> [STATED EXERCISE]
Reproduce the data exactly and drop any pictures it holds.

↓↓↓

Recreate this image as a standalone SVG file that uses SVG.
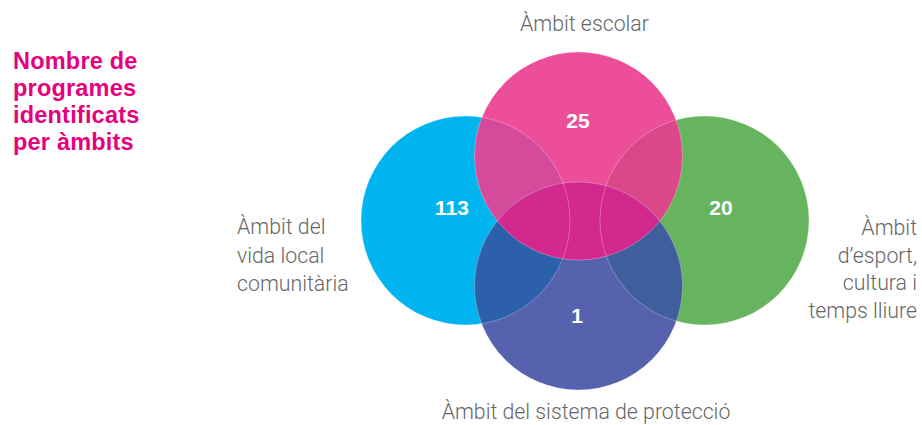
<svg xmlns="http://www.w3.org/2000/svg" width="922" height="425" viewBox="0 0 922 425">
<style>
.title{font-family:"Liberation Sans",Arial,sans-serif;font-weight:bold;font-size:23.5px;letter-spacing:0.2px;fill:#e6007e}
.lbl{font-family:Roboto,"Liberation Sans",sans-serif;font-weight:300;font-size:21.3px;fill:#666666}
.num{font-family:"Liberation Sans",Arial,sans-serif;font-weight:bold;font-size:21px;fill:#ffffff;text-anchor:middle}
.edge{fill:none;stroke:#ffffff;stroke-opacity:0.35;stroke-width:0.8}
</style>
<defs>
<circle id="cB" cx="465.5" cy="220.5" r="104.5"/>
<circle id="cP" cx="578.5" cy="156" r="104"/>
<circle id="cG" cx="704.5" cy="220.5" r="104.5"/>
<circle id="cU" cx="578.5" cy="286" r="104"/>
<clipPath id="clipB"><use href="#cB"/></clipPath>
<clipPath id="clipG"><use href="#cG"/></clipPath>
<clipPath id="clipU"><use href="#cU"/></clipPath>
</defs>
<g id="title">
<text class="title" x="13" y="69">Nombre de</text>
<text class="title" x="13" y="96">programes</text>
<text class="title" x="13" y="123">identificats</text>
<text class="title" x="13" y="150">per àmbits</text>
</g>
<g id="node-vida-local">
<use href="#cB" fill="#00b5ef"/>
</g>
<g id="node-esport">
<use href="#cG" fill="#66b55e"/>
</g>
<g id="node-proteccio">
<use href="#cU" fill="#5662ae"/>
</g>
<g id="node-escolar">
<use href="#cP" fill="#ec4e9a"/>
</g>
<g id="overlaps">
<use href="#cP" fill="#d34b9a" clip-path="url(#clipB)"/>
<use href="#cP" fill="#da4889" clip-path="url(#clipG)"/>
<use href="#cB" fill="#2d60ab" clip-path="url(#clipU)"/>
<use href="#cG" fill="#3e5f9b" clip-path="url(#clipU)"/>
<use href="#cP" fill="#d3288e" clip-path="url(#clipU)"/>
</g>
<g id="edges">
<use href="#cB" class="edge"/>
<use href="#cG" class="edge"/>
<use href="#cU" class="edge"/>
<use href="#cP" class="edge"/>
</g>
<g id="numbers">
<text class="num" x="578" y="128">25</text>
<text class="num" x="452" y="215">113</text>
<text class="num" x="721" y="215">20</text>
<text class="num" x="577" y="323">1</text>
</g>
<g id="labels">
<text class="lbl" x="584.5" y="31" text-anchor="middle">Àmbit escolar</text>
<text class="lbl" x="237" y="234">Àmbit del</text>
<text class="lbl" x="237" y="263">vida local</text>
<text class="lbl" x="237" y="291">comunitària</text>
<text class="lbl" x="917" y="235" text-anchor="end">Àmbit</text>
<text class="lbl" x="917" y="263" text-anchor="end">d’esport,</text>
<text class="lbl" x="917" y="290" text-anchor="end">cultura i</text>
<text class="lbl" x="917" y="318" text-anchor="end">temps lliure</text>
<text class="lbl" x="586" y="419" text-anchor="middle">Àmbit del sistema de protecció</text>
</g>
</svg>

↑↑↑

> [ANSWER FOR THIS EXERCISE]
Recreate this image as a standalone SVG file that uses SVG.
<svg xmlns="http://www.w3.org/2000/svg" width="922" height="425" viewBox="0 0 922 425">
<style>
.title{font-family:"Liberation Sans",Arial,sans-serif;font-weight:bold;font-size:23.5px;letter-spacing:0.2px;fill:#e6007e}
.lbl{font-family:Roboto,"Liberation Sans",sans-serif;font-weight:300;font-size:21.3px;fill:#666666}
.num{font-family:"Liberation Sans",Arial,sans-serif;font-weight:bold;font-size:21px;fill:#ffffff;text-anchor:middle}
.edge{fill:none;stroke:#ffffff;stroke-opacity:0.35;stroke-width:0.8}
</style>
<defs>
<circle id="cB" cx="465.5" cy="220.5" r="104.5"/>
<circle id="cP" cx="578.5" cy="156" r="104"/>
<circle id="cG" cx="704.5" cy="220.5" r="104.5"/>
<circle id="cU" cx="578.5" cy="286" r="104"/>
<clipPath id="clipB"><use href="#cB"/></clipPath>
<clipPath id="clipG"><use href="#cG"/></clipPath>
<clipPath id="clipU"><use href="#cU"/></clipPath>
</defs>
<g id="title">
<text class="title" x="13" y="69">Nombre de</text>
<text class="title" x="13" y="96">programes</text>
<text class="title" x="13" y="123">identificats</text>
<text class="title" x="13" y="150">per àmbits</text>
</g>
<g id="node-vida-local">
<use href="#cB" fill="#00b5ef"/>
</g>
<g id="node-esport">
<use href="#cG" fill="#66b55e"/>
</g>
<g id="node-proteccio">
<use href="#cU" fill="#5662ae"/>
</g>
<g id="node-escolar">
<use href="#cP" fill="#ec4e9a"/>
</g>
<g id="overlaps">
<use href="#cP" fill="#d34b9a" clip-path="url(#clipB)"/>
<use href="#cP" fill="#da4889" clip-path="url(#clipG)"/>
<use href="#cB" fill="#2d60ab" clip-path="url(#clipU)"/>
<use href="#cG" fill="#3e5f9b" clip-path="url(#clipU)"/>
<use href="#cP" fill="#d3288e" clip-path="url(#clipU)"/>
</g>
<g id="edges">
<use href="#cB" class="edge"/>
<use href="#cG" class="edge"/>
<use href="#cU" class="edge"/>
<use href="#cP" class="edge"/>
</g>
<g id="numbers">
<text class="num" x="578" y="128">25</text>
<text class="num" x="452" y="215">113</text>
<text class="num" x="721" y="215">20</text>
<text class="num" x="577" y="323">1</text>
</g>
<g id="labels">
<text class="lbl" x="584.5" y="31" text-anchor="middle">Àmbit escolar</text>
<text class="lbl" x="237" y="234">Àmbit del</text>
<text class="lbl" x="237" y="263">vida local</text>
<text class="lbl" x="237" y="291">comunitària</text>
<text class="lbl" x="917" y="235" text-anchor="end">Àmbit</text>
<text class="lbl" x="917" y="263" text-anchor="end">d’esport,</text>
<text class="lbl" x="917" y="290" text-anchor="end">cultura i</text>
<text class="lbl" x="917" y="318" text-anchor="end">temps lliure</text>
<text class="lbl" x="586" y="419" text-anchor="middle">Àmbit del sistema de protecció</text>
</g>
</svg>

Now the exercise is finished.